May was another volatile month for crypto as several events further shook investor’s confidence on the backdrop of continued geopolitical, monetary and fiscal headwinds.  Terra’s US dollar stablecoin de-pegged and eventually collapsed, erasing $60 billion in value, while the Ethereum beacon chain experienced a potential security risk (reorganization) which the success of the upcoming Ethereum Merge is dependent upon.

Year-to-date performance for DeFi continues to underperform crypto-beta (BTC & ETH) and is down 63%. ETH and BTC performed relatively better at -46% and -33%.

As of May, the DeFi market cap (top 100 DeFi coins by Market Capitalization) nearly dropped 50% to $52 billion since April month-end. 

The average 20-day growth rate for DeFi wallets continues to sit at around 1% as of May month-end. In comparison, the growth rate was around 4% last November when Ethereum’s price reached a peak around ~$4,700. Cumulatively, the total number of DeFi wallets sit at around 4.8 million today.  Although users may have multiple wallets or addresses, this data point may serve as a worthy pulse on the overall growth of the DeFi ecosystem.

The total value locked (TVL) in smart contracts across top blockchain platforms was $94 billion as of May month-end, down a whopping 47% MoM.  The value locked across all the top chains were negatively impacted.  Also, as Terra dramatically drops out of the race, Ethereum (77%) and Binance (10%) now represent more share of TVL across the top blockchain platforms.  Excluding Terra, the largest detractor in total value locked continues to be Fantom at -62% followed by Avalanche at -58% and the smallest detractor was Binance at -27% followed by Polygon at -28%.  Despite TVL being down 36% on Ethereum, it continues to be the dominant smart platform.

Monthly revenue generated by popular DeFi protocols continued to decline (-9.4%) as usage slowed across major DeFi protocols.  The total monthly revenue as of May month-end was $144 million.  Meanwhile, cumulative DeFi revenue has remained flat at around $4.5 billion. Largest decline in revenue was seen in Compound (-75%) and Aave (-48%) while a positive spike in revenue was seen in Quickswap (+107%).

Activity amongst top decentralized lending protocols declined significantly in activity. The total value of deposits for the three largest lending protocols (Aave, Compound and Maker) at the end of May was $21.3 billion (-29% MoM) while the total value of borrowing was $9.9 billion (-40% MoM).

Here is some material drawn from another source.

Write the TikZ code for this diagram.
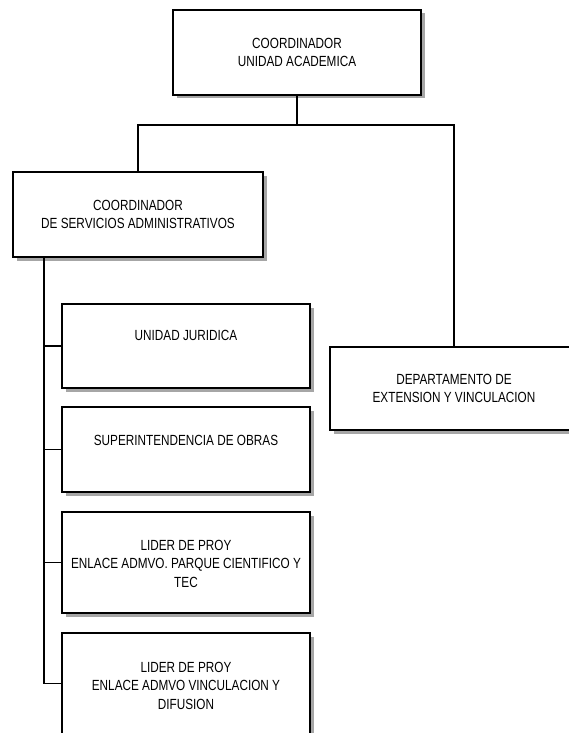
\documentclass[tikz,border=0pt]{standalone}
\usepackage{fontspec}
\setmainfont{Liberation Sans}[FakeStretch=0.8]
\begin{document}
\begin{tikzpicture}[x=1pt,y=-1pt,
  box/.style={draw=black, line width=1.6pt, fill=white, rectangle, inner sep=0pt,
    align=center, font=\fontsize{14.7}{18.8}\selectfont,
    preaction={draw=none, fill=gray!70, transform canvas={shift={(3.5pt,-3.5pt)}}}},
  txt/.style={align=center, inner sep=0pt, anchor=north, font=\fontsize{14.7}{18.5}\selectfont},
  conn/.style={draw=black, line width=1.6pt}]
\useasboundingbox (0,0) rectangle (569,733);
\clip (0,0) rectangle (569,733);
% boxes
\node[box, minimum width=248pt, minimum height=85pt] (top) at (297,52.5) {COORDINADOR\\UNIDAD ACADEMICA};
\node[box, minimum width=250pt, minimum height=85pt] (adm) at (138,214.5) {COORDINADOR\\DE SERVICIOS ADMINISTRATIVOS};
\node[box, minimum width=248pt, minimum height=83pt] (ext) at (454,388.5) {DEPARTAMENTO DE\\EXTENSION Y VINCULACION};
\node[box, minimum width=248pt, minimum height=84pt] (c1) at (186,346) {};
\node[box, minimum width=248pt, minimum height=85pt] (c2) at (186,449.5) {};
\node[box, minimum width=248pt, minimum height=101pt] (c3) at (186,562.5) {};
\node[box, minimum width=248pt, minimum height=101pt] (c4) at (186,683.5) {};
% texts of the lower boxes
\node[txt] (t1) at (186,330) {UNIDAD JURIDICA};
\node[txt] (t2) at (186,435) {SUPERINTENDENCIA DE OBRAS};
\node[txt] (t3) at (186,540) {LIDER DE PROY\\ENLACE ADMVO. PARQUE CIENTIFICO Y\\TEC};
\node[txt] (t4) at (186,662) {LIDER DE PROY\\ENLACE ADMVO VINCULACION Y\\DIFUSION};
% connectors
\coordinate (j) at (297,125);
\coordinate (trunk) at (44,257);
\draw[conn] (top.south) -- (j);
\draw[conn] (adm.north) |- (j) -| (ext.north);
\draw[conn] (trunk) |- (c4.west);
\draw[conn] (trunk) |- (c1.west);
\draw[conn] (trunk) |- (c2.west);
\draw[conn] (trunk) |- (c3.west);
\end{tikzpicture}
\end{document}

Trade volume across DEXs have started to pick up for the month of May with total trade volume jumping 42% to $131 billion.

Broadly, crypto has been highly correlated with traditional markets despite some brief decoupling happening in recent weeks.  Therefore, as crypto is still heavily dependent on macro narratives, volatility is foreseen to continue into the near future as uncertainty remains in the challenging market. 

However, when looking specifically at the long-term prospects of DeFi as an asset class, tokens may have been repriced considerably.  In many cases tokens prices are reflecting weaker fundamentals as reflected in the charts above while in some cases we are seeing material disconnects in token fundamentals and price.